• YOUR TASK:
Transcribe all of the data exactly. Omit the pictures.

##########

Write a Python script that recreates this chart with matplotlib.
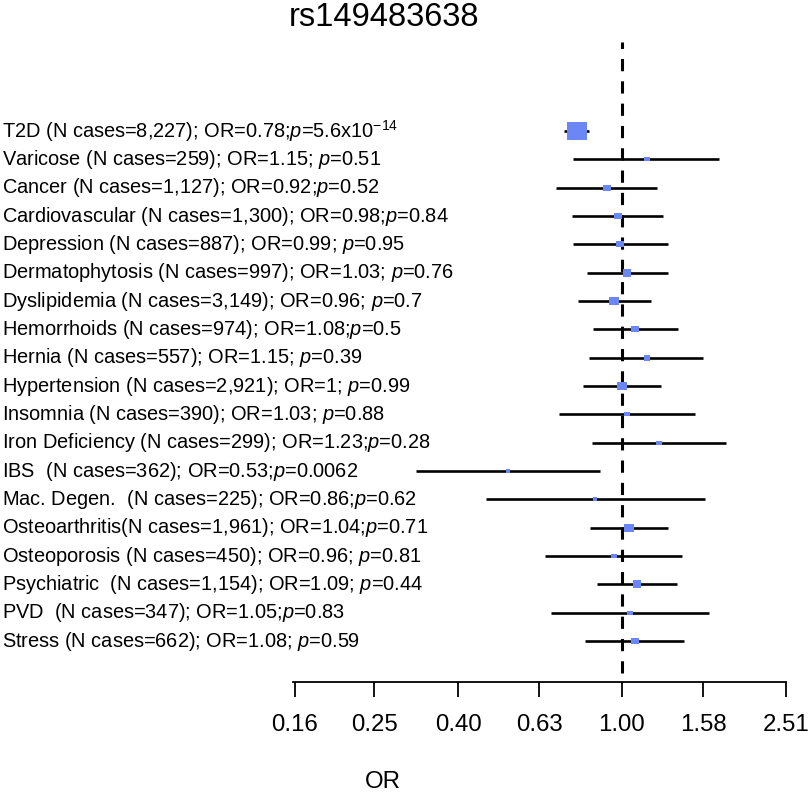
import numpy as np
import matplotlib.pyplot as plt
from matplotlib.transforms import blended_transform_factory

# ============================================================
# DATA
# ============================================================

labels = [
    "T2D (N cases=8,227); OR=0.78;$p$=5.6x10$^{-14}$",
    "Varicose (N cases=259); OR=1.15; $p$=0.51",
    "Cancer (N cases=1,127); OR=0.92;$p$=0.52",
    "Cardiovascular (N cases=1,300); OR=0.98;$p$=0.84",
    "Depression (N cases=887); OR=0.99; $p$=0.95",
    "Dermatophytosis (N cases=997); OR=1.03; $p$=0.76",
    "Dyslipidemia (N cases=3,149); OR=0.96; $p$=0.7",
    "Hemorrhoids (N cases=974); OR=1.08;$p$=0.5",
    "Hernia (N cases=557); OR=1.15; $p$=0.39",
    "Hypertension (N cases=2,921); OR=1; $p$=0.99",
    "Insomnia (N cases=390); OR=1.03; $p$=0.88",
    "Iron Deficiency (N cases=299); OR=1.23;$p$=0.28",
    "IBS  (N cases=362); OR=0.53;$p$=0.0062",
    "Mac. Degen.  (N cases=225); OR=0.86;$p$=0.62",
    "Osteoarthritis(N cases=1,961); OR=1.04;$p$=0.71",
    "Osteoporosis (N cases=450); OR=0.96; $p$=0.81",
    "Psychiatric  (N cases=1,154); OR=1.09; $p$=0.44",
    "PVD  (N cases=347); OR=1.05;$p$=0.83",
    "Stress (N cases=662); OR=1.08; $p$=0.59",
]

odds = [0.78, 1.15, 0.92, 0.98, 0.99, 1.03, 0.96, 1.08, 1.15, 1.00,
        1.03, 1.23, 0.53, 0.86, 1.04, 0.96, 1.09, 1.05, 1.08]

ci_lo = [0.726, 0.763, 0.692, 0.757, 0.763, 0.825, 0.784, 0.853, 0.834, 0.805,
         0.705, 0.847, 0.315, 0.468, 0.838, 0.652, 0.869, 0.675, 0.816]

ci_hi = [0.831, 1.73, 1.216, 1.263, 1.30, 1.30, 1.178, 1.374, 1.58, 1.246,
         1.505, 1.80, 0.885, 1.60, 1.296, 1.405, 1.366, 1.628, 1.418]

tick_vals = [0.16, 0.25, 0.40, 0.63, 1.00, 1.58, 2.51]

# ============================================================
# STYLE
# ============================================================

plt.rcParams['font.family'] = 'Liberation Sans'
plt.rcParams['mathtext.fontset'] = 'custom'
plt.rcParams['mathtext.rm'] = 'Liberation Sans'
plt.rcParams['mathtext.it'] = 'Liberation Sans:italic'

box_color = '#6b86f5'

# slightly wide box, like the reference
box_marker = [(-1, -0.81), (1, -0.81), (1, 0.81), (-1, 0.81)]

# ============================================================
# PLOT
# ============================================================

fig = plt.figure(figsize=(8.12, 7.95), dpi=100)

ax = fig.add_axes([0.3608, 0.1421, 0.6071, 0.8050])

n = len(labels)
y = np.arange(n, 0, -1)

ax.set_xscale('log')
ax.set_xlim(10**-0.8, 10**0.4)
ax.set_ylim(-0.447, 22.14)

# reference line at OR = 1
ax.plot(
    [1, 1],
    [-0.13, 22.14],
    color='k',
    linestyle=(0, (4, 3.3)),
    linewidth=2.2,
    zorder=1
)

# confidence intervals
ax.hlines(
    y,
    ci_lo,
    ci_hi,
    color='k',
    linewidth=1.9,
    zorder=2
)

# box size from precision (narrow CI -> big box)
width = np.log10(ci_hi) - np.log10(ci_lo)
box_px = 21 * (width.min() / width) ** 0.72

for yi, o, s in zip(y, odds, box_px):
    ax.plot(
        o,
        yi,
        marker=box_marker,
        markersize=s / 1.389,
        color=box_color,
        markeredgewidth=0,
        zorder=3
    )

# axis styling
for side in ['top', 'right', 'left']:
    ax.spines[side].set_visible(False)
ax.spines['bottom'].set_linewidth(1.3)

ax.set_yticks([])
ax.set_xticks(tick_vals)
ax.set_xticks([], minor=True)
ax.set_xticklabels([f"{v:.2f}" for v in tick_vals], fontsize=17.3)
ax.tick_params(axis='x', direction='out', length=11, width=1.3, pad=12)

# row labels
trans = blended_transform_factory(fig.transFigure, ax.transData)
for yi, lab in zip(y, labels):
    ax.text(
        0.002,
        yi,
        lab,
        transform=trans,
        ha='left',
        va='center',
        fontsize=14.4
    )

fig.text(384 / 812, 1 - 18 / 795, "rs149483638", ha='center', va='center', fontsize=23.5)
fig.text(383 / 812, 1 - 782 / 795, "OR", ha='center', va='center', fontsize=17.3)

fig.savefig("out.png", dpi=100)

##########

• CORRECT ANSWER:
Write a Python script that recreates this chart with matplotlib.
import numpy as np
import matplotlib.pyplot as plt
from matplotlib.transforms import blended_transform_factory

# ============================================================
# DATA
# ============================================================

labels = [
    "T2D (N cases=8,227); OR=0.78;$p$=5.6x10$^{-14}$",
    "Varicose (N cases=259); OR=1.15; $p$=0.51",
    "Cancer (N cases=1,127); OR=0.92;$p$=0.52",
    "Cardiovascular (N cases=1,300); OR=0.98;$p$=0.84",
    "Depression (N cases=887); OR=0.99; $p$=0.95",
    "Dermatophytosis (N cases=997); OR=1.03; $p$=0.76",
    "Dyslipidemia (N cases=3,149); OR=0.96; $p$=0.7",
    "Hemorrhoids (N cases=974); OR=1.08;$p$=0.5",
    "Hernia (N cases=557); OR=1.15; $p$=0.39",
    "Hypertension (N cases=2,921); OR=1; $p$=0.99",
    "Insomnia (N cases=390); OR=1.03; $p$=0.88",
    "Iron Deficiency (N cases=299); OR=1.23;$p$=0.28",
    "IBS  (N cases=362); OR=0.53;$p$=0.0062",
    "Mac. Degen.  (N cases=225); OR=0.86;$p$=0.62",
    "Osteoarthritis(N cases=1,961); OR=1.04;$p$=0.71",
    "Osteoporosis (N cases=450); OR=0.96; $p$=0.81",
    "Psychiatric  (N cases=1,154); OR=1.09; $p$=0.44",
    "PVD  (N cases=347); OR=1.05;$p$=0.83",
    "Stress (N cases=662); OR=1.08; $p$=0.59",
]

odds = [0.78, 1.15, 0.92, 0.98, 0.99, 1.03, 0.96, 1.08, 1.15, 1.00,
        1.03, 1.23, 0.53, 0.86, 1.04, 0.96, 1.09, 1.05, 1.08]

ci_lo = [0.726, 0.763, 0.692, 0.757, 0.763, 0.825, 0.784, 0.853, 0.834, 0.805,
         0.705, 0.847, 0.315, 0.468, 0.838, 0.652, 0.869, 0.675, 0.816]

ci_hi = [0.831, 1.73, 1.216, 1.263, 1.30, 1.30, 1.178, 1.374, 1.58, 1.246,
         1.505, 1.80, 0.885, 1.60, 1.296, 1.405, 1.366, 1.628, 1.418]

tick_vals = [0.16, 0.25, 0.40, 0.63, 1.00, 1.58, 2.51]

# ============================================================
# STYLE
# ============================================================

plt.rcParams['font.family'] = 'Liberation Sans'
plt.rcParams['mathtext.fontset'] = 'custom'
plt.rcParams['mathtext.rm'] = 'Liberation Sans'
plt.rcParams['mathtext.it'] = 'Liberation Sans:italic'

box_color = '#6b86f5'

# slightly wide box, like the reference
box_marker = [(-1, -0.81), (1, -0.81), (1, 0.81), (-1, 0.81)]

# ============================================================
# PLOT
# ============================================================

fig = plt.figure(figsize=(8.12, 7.95), dpi=100)

ax = fig.add_axes([0.3608, 0.1421, 0.6071, 0.8050])

n = len(labels)
y = np.arange(n, 0, -1)

ax.set_xscale('log')
ax.set_xlim(10**-0.8, 10**0.4)
ax.set_ylim(-0.447, 22.14)

# reference line at OR = 1
ax.plot(
    [1, 1],
    [-0.13, 22.14],
    color='k',
    linestyle=(0, (4, 3.3)),
    linewidth=2.2,
    zorder=1
)

# confidence intervals
ax.hlines(
    y,
    ci_lo,
    ci_hi,
    color='k',
    linewidth=1.9,
    zorder=2
)

# box size from precision (narrow CI -> big box)
width = np.log10(ci_hi) - np.log10(ci_lo)
box_px = 21 * (width.min() / width) ** 0.72

for yi, o, s in zip(y, odds, box_px):
    ax.plot(
        o,
        yi,
        marker=box_marker,
        markersize=s / 1.389,
        color=box_color,
        markeredgewidth=0,
        zorder=3
    )

# axis styling
for side in ['top', 'right', 'left']:
    ax.spines[side].set_visible(False)
ax.spines['bottom'].set_linewidth(1.3)

ax.set_yticks([])
ax.set_xticks(tick_vals)
ax.set_xticks([], minor=True)
ax.set_xticklabels([f"{v:.2f}" for v in tick_vals], fontsize=17.3)
ax.tick_params(axis='x', direction='out', length=11, width=1.3, pad=12)

# row labels
trans = blended_transform_factory(fig.transFigure, ax.transData)
for yi, lab in zip(y, labels):
    ax.text(
        0.002,
        yi,
        lab,
        transform=trans,
        ha='left',
        va='center',
        fontsize=14.4
    )

fig.text(384 / 812, 1 - 18 / 795, "rs149483638", ha='center', va='center', fontsize=23.5)
fig.text(383 / 812, 1 - 782 / 795, "OR", ha='center', va='center', fontsize=17.3)

fig.savefig("out.png", dpi=100)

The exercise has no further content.